Watch any old footage of Jack Nicklaus or Tom Watson getting ready to hit a tee shot and you’ll notice something: they look completely at ease. No practice swings, no technical thoughts, just pure confidence. Meanwhile, many of today’s golfers often approach the driver like it’s some mystical weapon they’re not worthy to wield.
What changed?
Don’t get me wrong—I love modern technology. Launch monitors, ground force data and swing analysis have revolutionized how we understand the golf swing. These tools are incredible for fine-tuning and identifying technical flaws that the naked eye might miss.
But here’s what I’ve discovered after years of teaching and coaching: sometimes the missing piece isn’t more data. Sometimes it’s a simple image or feel that the great teachers and players from golf’s golden era understood instinctively. The kind of timeless wisdom that cuts through all the noise and gives a golfer exactly what they need to make a confident swing.
These aren’t new discoveries buried in some dusty instruction manual. They’re the same fundamentals that every great driver has relied on, from Bobby Jones to Tiger Woods. The difference is that they often get buried under layers of technical analysis—when sometimes all a golfer needs is the right mental picture to make everything click.
Fix #1: “Tee it high and let it fly”
The driver is designed to hit the ball on the upswing, not down like an iron. Tee the ball high enough that half sits above the driver’s crown—this sets up optimal launch conditions naturally.
Most golfers tee too low but this forces a downward strike that kills distance. Trust your driver’s loft and sweep the ball off the tee with an ascending blow.
Fix #2: “Turn your back to the target, then turn your chest to the target”
Power comes from rotation, not arm strength. In your backswing, turn your back toward the target while keeping your head steady. On the downswing, turn your chest toward the target while letting your arms follow naturally.
This sequence ensures your body leads the swing while your arms lag behind, creating the whip-like action that produces distance and accuracy.
Fix #3: “Swing like you’re throwing a ball underhand”
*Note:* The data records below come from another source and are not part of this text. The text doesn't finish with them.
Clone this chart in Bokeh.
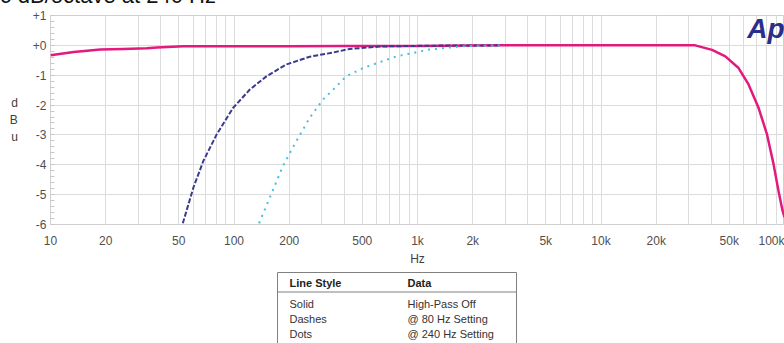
from bokeh.plotting import figure
from bokeh.models import FixedTicker, Range1d, Label
from bokeh.layouts import column
from bokeh.core.properties import value
from bokeh.embed import file_html
from bokeh.resources import INLINE

# ---- data ----
freq_solid = [10, 13.4, 18.7, 25, 33.5, 38, 53, 108, 200, 400, 1000, 2800, 10000, 20000,
              32600, 40300, 47600, 56200, 63700, 72200, 80200, 87100, 92700, 97500, 100000]
db_solid = [-0.33, -0.22, -0.14, -0.12, -0.10, -0.07, -0.03, -0.03, -0.03, -0.02, -0.02, 0.0, 0.0, 0.0,
            0.0, -0.15, -0.37, -0.76, -1.31, -2.09, -2.97, -3.97, -4.87, -5.53, -5.75]

freq_dash = [52.6, 60.1, 68.1, 80.5, 99, 122, 150.7, 193, 259, 347, 427, 621, 1162, 2800]
db_dash = [-5.96, -4.76, -3.87, -2.98, -2.09, -1.48, -1.03, -0.64, -0.38, -0.24, -0.12, -0.04, -0.01, 0.0]

freq_dot = [137, 157, 185, 219, 259, 306, 362, 410, 505, 766, 1162, 1762, 2800]
db_dot = [-5.96, -5.09, -4.03, -3.20, -2.42, -1.81, -1.37, -1.03, -0.76, -0.37, -0.14, -0.03, 0.0]

x_ticks = [10, 20, 50, 100, 200, 500, 1000, 2000, 5000, 10000, 20000, 50000, 100000]
x_tick_labels = ["10", "20", "50", "100", "200", "500", "1k", "2k", "5k", "10k", "20k", "50k", "100k"]
y_ticks = [-6, -5, -4, -3, -2, -1, 0, 1]
y_tick_labels = ["-6", "-5", "-4", "-3", "-2", "-1", "+0", "+1"]

title_text = "6 dB/octave at 240 Hz"
legend_head = ["Line Style", "Data"]
legend_styles = ["Solid", "Dashes", "Dots"]
legend_data = ["High-Pass Off", "@ 80 Hz Setting", "@ 240 Hz Setting"]

FONT = "Liberation Sans"
GRID = "#dcdcdc"

p = figure(width=784, height=295, x_axis_type="log",
           x_range=Range1d(10, 100000), y_range=Range1d(-6, 1),
           output_backend="svg", toolbar_location=None,
           min_border_left=50, min_border_right=0, min_border_top=0, min_border_bottom=44)
p.background_fill_color = "white"
p.border_fill_color = "white"
p.outline_line_color = "#cfcfcf"

# title: its upper part runs off the top of the page, as in the reference
p.title.text = title_text
p.title.align = "left"
p.title.offset = -51
p.title.standoff = 15
p.title.text_font = FONT
p.title.text_font_size = "22px"
p.title.text_font_style = "normal"
p.title.text_color = "#111111"

minor_x = [k * 10 ** d for d in range(1, 5) for k in range(1, 10)] + [100000]
p.xaxis.ticker = FixedTicker(ticks=x_ticks, minor_ticks=minor_x)
p.xaxis.major_label_overrides = dict(zip(x_ticks, x_tick_labels))
p.yaxis.ticker = FixedTicker(ticks=y_ticks, minor_ticks=[round(-6 + 0.2 * i, 2) for i in range(36)])
p.yaxis.major_label_overrides = dict(zip(y_ticks, y_tick_labels))

for ax in (p.xaxis, p.yaxis):
    ax.axis_line_color = None
    ax.major_tick_in = 0
    ax.major_tick_out = 0
    ax.major_label_text_font = FONT
    ax.major_label_text_font_size = "12px"
    ax.major_label_text_color = "#505050"
    ax.axis_label_text_font = FONT
    ax.axis_label_text_font_size = "12px"
    ax.axis_label_text_font_style = "normal"
    ax.axis_label_text_color = "#404040"

p.xaxis.minor_tick_line_color = None
p.xaxis.major_label_standoff = 5
p.xaxis.axis_label = "Hz"
p.xaxis.axis_label_standoff = 1

p.yaxis.minor_tick_in = 4
p.yaxis.minor_tick_out = 0
p.yaxis.minor_tick_line_color = "#c8c8c8"
p.yaxis.major_label_standoff = 4
p.yaxis.axis_label = "d\nB\nu"
p.yaxis.axis_label_orientation = "horizontal"
p.yaxis.axis_label_standoff = 12

p.xgrid.grid_line_color = GRID
p.xgrid.minor_grid_line_color = GRID
p.ygrid.grid_line_color = GRID

p.line(freq_solid, db_solid, line_color="#e2197e", line_width=2.5)
p.line(freq_dash, db_dash, line_color="#3a3a8e", line_width=2, line_dash="5 2")
p.line(freq_dot, db_dot, line_color="#45bfe0", line_width=2, line_dash="2 5")

p.add_layout(Label(x=100000, y=1, y_offset=-13, text="Ap", text_align="right",
                   text_baseline="alphabetic", text_font=FONT, text_font_size="28px",
                   text_font_style="bold italic", text_color="#2b2d8a"))

# ---- legend table ----
t = figure(width=784, height=75, x_range=Range1d(50, 784), y_range=Range1d(75, 0),
           output_backend="svg", toolbar_location=None,
           x_axis_location=None, y_axis_location=None,
           min_border_left=50, min_border_right=0, min_border_top=0, min_border_bottom=0)
t.grid.visible = False
t.outline_line_color = None
t.quad(left=[277], right=[516], top=[4], bottom=[95], fill_color=None, line_color="#808080", line_width=1)
t.segment(x0=[277], y0=[23.5], x1=[516], y1=[23.5], line_color="#808080", line_width=1)
t.text(x=[289, 407], y=[14.5, 14.5], text=legend_head, text_font=value(FONT), text_font_size="11px",
       text_font_style="bold", text_baseline="middle", text_color="#222222")
rows_y = [35, 50, 65]
t.text(x=[289] * 3, y=rows_y, text=legend_styles, text_font=value(FONT), text_font_size="11px",
       text_baseline="middle", text_color="#333333")
t.text(x=[407] * 3, y=rows_y, text=legend_data, text_font=value(FONT), text_font_size="11px",
       text_baseline="middle", text_color="#333333")

root = column(p, t, spacing=0, styles={"margin-top": "-27px"})

open("out.html", "w").write(file_html(root, INLINE))
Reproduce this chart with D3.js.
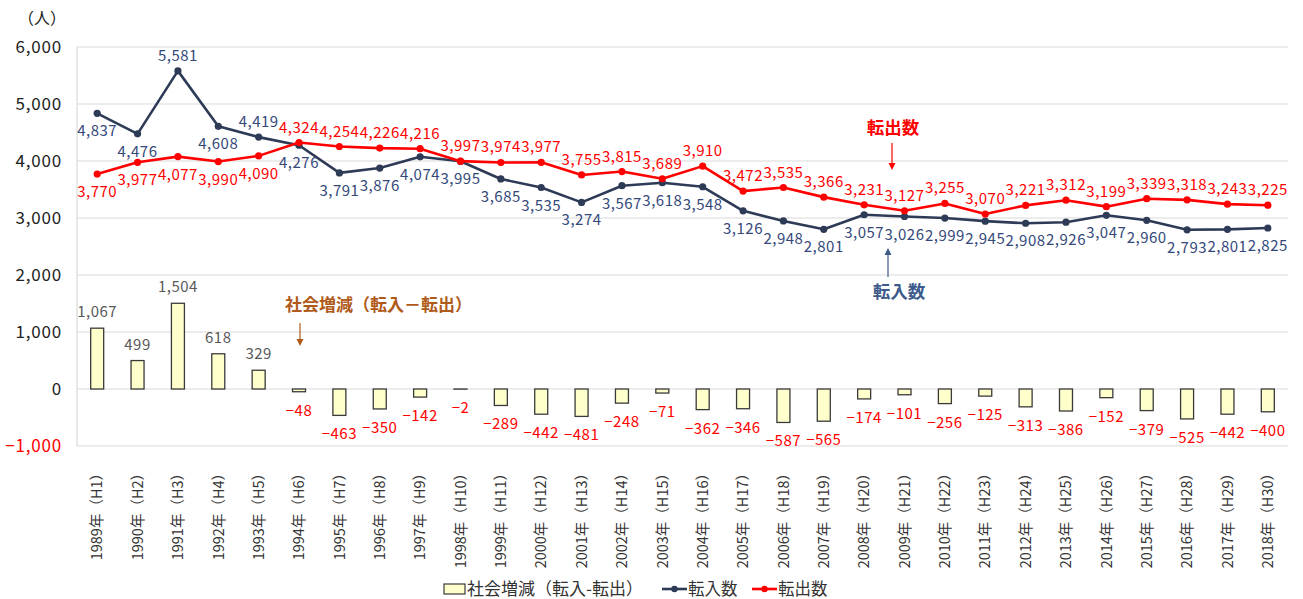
<!DOCTYPE html>
<html>
<head>
<meta charset="utf-8">
<script src="https://cdn.jsdelivr.net/npm/d3@7"></script>
<style>
  body { margin: 0; background: #fff; }
  svg text { font-family: "Noto Sans CJK JP", "Noto Sans", sans-serif; }
</style>
</head>
<body>
<div id="viz"></div>
<script>
const years = ['1989年（H1）', '1990年（H2）', '1991年（H3）', '1992年（H4）', '1993年（H5）',
  '1994年（H6）', '1995年（H7）', '1996年（H8）', '1997年（H9）', '1998年（H10）',
  '1999年（H11）', '2000年（H12）', '2001年（H13）', '2002年（H14）', '2003年（H15）',
  '2004年（H16）', '2005年（H17）', '2006年（H18）', '2007年（H19）', '2008年（H20）',
  '2009年（H21）', '2010年（H22）', '2011年（H23）', '2012年（H24）', '2013年（H25）',
  '2014年（H26）', '2015年（H27）', '2016年（H28）', '2017年（H29）', '2018年（H30）'];

const inflow = [4837, 4476, 5581, 4608, 4419, 4276, 3791, 3876, 4074, 3995,
  3685, 3535, 3274, 3567, 3618, 3548, 3126, 2948, 2801, 3057,
  3026, 2999, 2945, 2908, 2926, 3047, 2960, 2793, 2801, 2825];

const outflow = [3770, 3977, 4077, 3990, 4090, 4324, 4254, 4226, 4216, 3997,
  3974, 3977, 3755, 3815, 3689, 3910, 3472, 3535, 3366, 3231,
  3127, 3255, 3070, 3221, 3312, 3199, 3339, 3318, 3243, 3225];

const netChange = [1067, 499, 1504, 618, 329, -48, -463, -350, -142, -2,
  -289, -442, -481, -248, -71, -362, -346, -587, -565, -174,
  -101, -256, -125, -313, -386, -152, -379, -525, -442, -400];

const yTicks = [-1000, 0, 1000, 2000, 3000, 4000, 5000, 6000];

// label side per point: 1 = above, -1 = below
const inflowSide = inflow.map((d, i) => (i === 2 || i === 4) ? 1 : -1);
const outflowSide = outflow.map((d, i) => i < 5 ? -1 : 1);

const width = 1303, height = 599;
const plotLeft = 77, plotRight = 1288, plotTop = 47, plotBottom = 446;

const navy = '#2e3b57';
const navyText = '#34497a';
const red = '#ff0000';
const fmt = d3.format(',');

const svg = d3.select('#viz').append('svg')
  .attr('width', width)
  .attr('height', height);

const x = d3.scaleBand()
  .domain(years)
  .range([plotLeft, plotRight]);

const y = d3.scaleLinear()
  .domain([-1000, 6000])
  .range([plotBottom, plotTop]);

const cx = i => x(years[i]) + x.bandwidth() / 2;

// grid
svg.append('g')
  .selectAll('line')
  .data(yTicks)
  .enter()
  .append('line')
  .attr('x1', plotLeft)
  .attr('x2', plotRight)
  .attr('y1', d => y(d))
  .attr('y2', d => y(d))
  .attr('stroke', '#d9d9d9')
  .attr('stroke-width', 1.2);

svg.append('line')
  .attr('x1', plotLeft).attr('x2', plotLeft)
  .attr('y1', plotTop).attr('y2', plotBottom)
  .attr('stroke', '#d9d9d9')
  .attr('stroke-width', 1.2);

// y axis labels
svg.append('g')
  .selectAll('text')
  .data(yTicks)
  .enter()
  .append('text')
  .attr('x', 62)
  .attr('y', d => y(d))
  .attr('dy', '0.36em')
  .attr('text-anchor', 'end')
  .attr('font-size', 17)
  .attr('letter-spacing', 0.8)
  .attr('fill', d => d < 0 ? red : '#222')
  .text(d => fmt(d));

svg.append('text')
  .attr('x', 42)
  .attr('y', 18)
  .attr('dy', '0.36em')
  .attr('text-anchor', 'middle')
  .attr('font-size', 16)
  .attr('fill', '#222')
  .text('（人）');

// x labels
svg.append('g')
  .selectAll('text')
  .data(years)
  .enter()
  .append('text')
  .attr('transform', d => `translate(${x(d) + x.bandwidth() / 2},466) rotate(-90)`)
  .attr('dy', '0.36em')
  .attr('text-anchor', 'end')
  .attr('font-size', 14.5)
  .attr('fill', '#333')
  .text(d => d);

// bars
const barW = 13;
svg.append('g')
  .selectAll('rect')
  .data(netChange)
  .enter()
  .append('rect')
  .attr('x', (d, i) => cx(i) - barW / 2)
  .attr('y', d => y(Math.max(d, 0)))
  .attr('width', barW)
  .attr('height', d => Math.abs(y(d) - y(0)))
  .attr('fill', '#ffffcc')
  .attr('stroke', '#3a3a3a')
  .attr('stroke-width', 1.3);

svg.append('g')
  .selectAll('text')
  .data(netChange)
  .enter()
  .append('text')
  .attr('x', (d, i) => cx(i))
  .attr('y', d => d >= 0 ? y(d) - 11 : y(d) + 24)
  .attr('text-anchor', 'middle')
  .attr('font-size', 15)
  .attr('letter-spacing', 0.5)
  .attr('fill', d => d >= 0 ? '#595959' : red)
  .text(d => fmt(d));

// lines
const line = d3.line()
  .x((d, i) => cx(i))
  .y(d => y(d));

function drawSeries(values, color, textColor, sides) {
  svg.append('path')
    .attr('d', line(values))
    .attr('fill', 'none')
    .attr('stroke', color)
    .attr('stroke-width', 2.6)
    .attr('stroke-linejoin', 'round');

  svg.append('g')
    .selectAll('circle')
    .data(values)
    .enter()
    .append('circle')
    .attr('cx', (d, i) => cx(i))
    .attr('cy', d => y(d))
    .attr('r', 3.6)
    .attr('fill', color);

  svg.append('g')
    .selectAll('text')
    .data(values)
    .enter()
    .append('text')
    .attr('x', (d, i) => cx(i))
    .attr('y', (d, i) => sides[i] > 0 ? y(d) - 10 : y(d) + 23)
    .attr('text-anchor', 'middle')
    .attr('font-size', 15)
    .attr('letter-spacing', 0.5)
    .attr('fill', textColor)
    .text(d => fmt(d));
}

drawSeries(inflow, navy, navyText, inflowSide);
drawSeries(outflow, red, red, outflowSide);

// annotations
function arrow(x0, y0, y1, color) {
  const dir = y1 > y0 ? 1 : -1;
  svg.append('line')
    .attr('x1', x0).attr('x2', x0)
    .attr('y1', y0).attr('y2', y1 - dir * 5)
    .attr('stroke', color)
    .attr('stroke-width', 1.2);
  svg.append('path')
    .attr('d', `M${x0 - 3.5},${y1 - dir * 7}L${x0 + 3.5},${y1 - dir * 7}L${x0},${y1}Z`)
    .attr('fill', color);
}

svg.append('text')
  .attr('x', 893).attr('y', 128).attr('dy', '0.36em')
  .attr('text-anchor', 'middle')
  .attr('font-size', 17.5).attr('font-weight', 'bold')
  .attr('fill', red)
  .text('転出数');
arrow(892, 143, 170, red);

svg.append('text')
  .attr('x', 899).attr('y', 292).attr('dy', '0.36em')
  .attr('text-anchor', 'middle')
  .attr('font-size', 17.5).attr('font-weight', 'bold')
  .attr('fill', '#3d5a8c')
  .text('転入数');
arrow(888, 277, 248, '#3d5a8c');

svg.append('text')
  .attr('x', 285).attr('y', 305).attr('dy', '0.36em')
  .attr('font-size', 17).attr('font-weight', 'bold')
  .attr('fill', '#b05a1a')
  .text('社会増減（転入－転出）');
arrow(300, 323, 346, '#b05a1a');

// legend
const legend = svg.append('g').attr('transform', 'translate(0,589)');
legend.append('rect')
  .attr('x', 444).attr('y', -5).attr('width', 21).attr('height', 10)
  .attr('fill', '#ffffcc').attr('stroke', '#3a3a3a').attr('stroke-width', 1.2);
legend.append('text')
  .attr('x', 467).attr('dy', '0.36em').attr('font-size', 17).attr('fill', '#333')
  .text('社会増減（転入-転出）');

[[662, navy, '転入数'], [752, red, '転出数']].forEach(([lx, c, t]) => {
  legend.append('line')
    .attr('x1', lx).attr('x2', lx + 25)
    .attr('stroke', c).attr('stroke-width', 2.6);
  legend.append('circle')
    .attr('cx', lx + 12.5).attr('r', 3.2).attr('fill', c);
  legend.append('text')
    .attr('x', lx + 26).attr('dy', '0.36em').attr('font-size', 16.5).attr('fill', '#333')
    .text(t);
});
</script>
</body>
</html>
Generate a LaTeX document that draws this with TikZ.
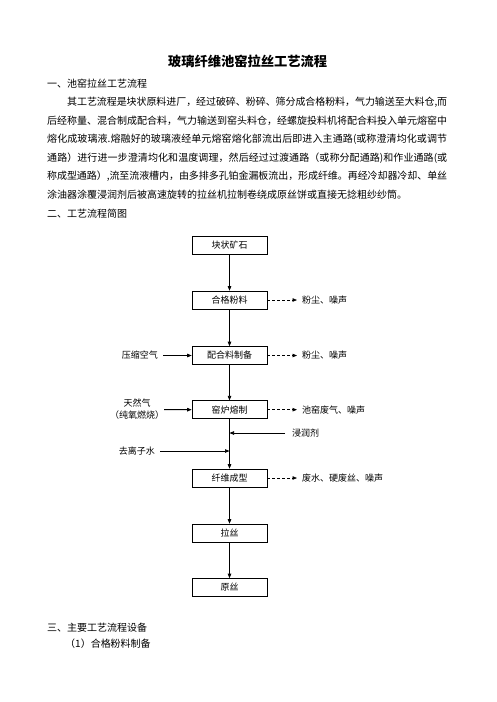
\documentclass[tikz,border=0pt]{standalone}
\usepackage{fontspec}
\setmainfont{Noto Sans CJK SC}
\usetikzlibrary{arrows.meta}
\XeTeXlinebreaklocale "zh"
\XeTeXlinebreakskip=0pt plus 2pt minus 0.4pt

\begin{document}
\begin{tikzpicture}[x=1pt,y=-1pt,
  every node/.style={inner sep=0pt},
  bodyline/.style={anchor=west,text width=400pt,align=justify,
    font=\fontsize{10}{12}\selectfont,
    execute at begin node={\noindent\parfillskip=0pt\relax}},
  plaintxt/.style={anchor=west,font=\fontsize{10}{12}\selectfont},
  stepbox/.style={draw,line width=0.6pt,minimum width=75pt,minimum height=18pt,
    font=\fontsize{9}{11}\selectfont},
  sidetxt/.style={font=\fontsize{9}{12}\selectfont},
  flow/.style={line width=0.7pt,-{Triangle[length=4.5pt,width=3.5pt]}},
  waste/.style={flow,dash pattern=on 3pt off 2pt,shorten >=5pt}]
\useasboundingbox (0,0) rectangle (496,702);

% heading and text
\node[font=\fontsize{13.25}{15}\selectfont\bfseries] (title) at (247.5,61) {玻璃纤维池窑拉丝工艺流程};
\node[plaintxt] (sec1) at (47,83.3) {一、池窑拉丝工艺流程};
\node[bodyline,text width=380pt] (par1) at (67,102.3) {其工艺流程是块状原料进厂，经过破碎、粉碎、筛分成合格粉料，气力输送至大料仓,而};
\node[bodyline] (par2) at (47,120.7) {后经称量、混合制成配合料，气力输送到窑头料仓，经螺旋投料机将配合料投入单元熔窑中};
\node[bodyline] (par3) at (47,139.3) {熔化成玻璃液.熔融好的玻璃液经单元熔窑熔化部流出后即进入主通路(或称澄清均化或调节};
\node[bodyline] (par4) at (47,157.7) {通路）进行进一步澄清均化和温度调理，然后经过过渡通路（或称分配通路)和作业通路(或};
\node[bodyline] (par5) at (47,176) {称成型通路）,流至流液槽内，由多排多孔铂金漏板流出，形成纤维。再经冷却器冷却、单丝};
\node[plaintxt] (par6) at (47,194.7) {涂油器涂覆浸润剂后被高速旋转的拉丝机拉制卷绕成原丝饼或直接无捻粗纱纱筒。};
\node[plaintxt] (sec2) at (47,213.3) {二、工艺流程简图};

% flow chart
\node[stepbox] (ore) at (229.5,245.5) {块状矿石};
\node[stepbox] (powder) at (229.5,300) {合格粉料};
\node[stepbox] (batch) at (229.5,355.5) {配合料制备};
\node[stepbox] (melt) at (229.5,409.7) {窑炉熔制};
\node[stepbox] (form) at (229.5,478) {纤维成型};
\node[stepbox] (drawing) at (229.5,533) {拉丝};
\node[stepbox] (strand) at (229.5,587.5) {原丝};

\draw[flow] (ore) -- (powder);
\draw[flow] (powder) -- (batch);
\draw[flow] (batch) -- (melt);
\draw[flow] (melt) -- (form);
\draw[flow] (form) -- (drawing);
\draw[flow] (drawing) -- (strand);

% wastes
\node[sidetxt,anchor=west] (dust1) at (302,300) {粉尘、噪声};
\node[sidetxt,anchor=west] (dust2) at (302,355.5) {粉尘、噪声};
\node[sidetxt,anchor=west] (fume) at (302,409.7) {池窑废气、噪声};
\node[sidetxt,anchor=west] (scrap) at (302,478) {废水、硬废丝、噪声};
\draw[waste] (powder) -- (dust1);
\draw[waste] (batch) -- (dust2);
\draw[waste] (melt) -- (fume);
\draw[waste] (form) -- (scrap);

% inputs
\node[sidetxt,anchor=east] (air) at (158,355.5) {压缩空气};
\node[sidetxt,align=center] (gas) at (137,409.5) {天然气\\（纯氧燃烧）};
\node[sidetxt,anchor=west] (sizing) at (292,433) {浸润剂};
\node[sidetxt,anchor=east] (water) at (155,451) {去离子水};
\draw[flow,shorten <=5pt] (air) -- (batch);
\draw[flow,line width=1pt] (gas.east) -- (melt.west);
\draw[flow,shorten <=7pt] (sizing.west) -- (sizing.west -| melt.center);
\draw[flow,shorten <=5pt] (water.east) -- (water.east -| melt.center);

% next section
\node[plaintxt] (sec3) at (47,628) {三、主要工艺流程设备};
\node[plaintxt] (sub1) at (65,643.3) {（1）合格粉料制备};
\end{tikzpicture}
\end{document}
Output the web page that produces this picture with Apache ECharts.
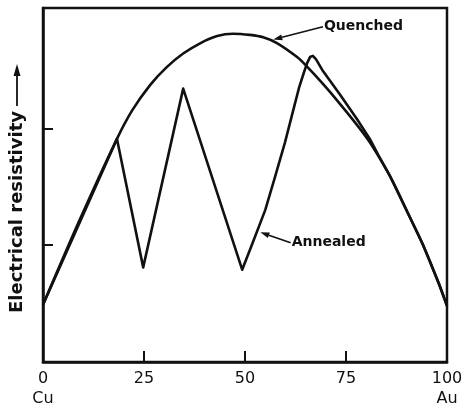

This image fixes more driver swings than any technical instruction. When throwing underhand, you naturally shift weight, turn your body and release at the right moment. Your driver swing should feel identical.
Start with weight slightly favoring your back foot, then shift forward through impact, just like that underhand throw.
Fix #4: “Finish like you’re posing for a photo”
Great drivers swing to a complete, balanced finish position. This ensures acceleration through the ball rather than deceleration at impact.
Practice holding your finish for three seconds—balanced on your front foot, chest facing the target, back foot up on its toe. If you can’t hold this position comfortably, your swing needs work.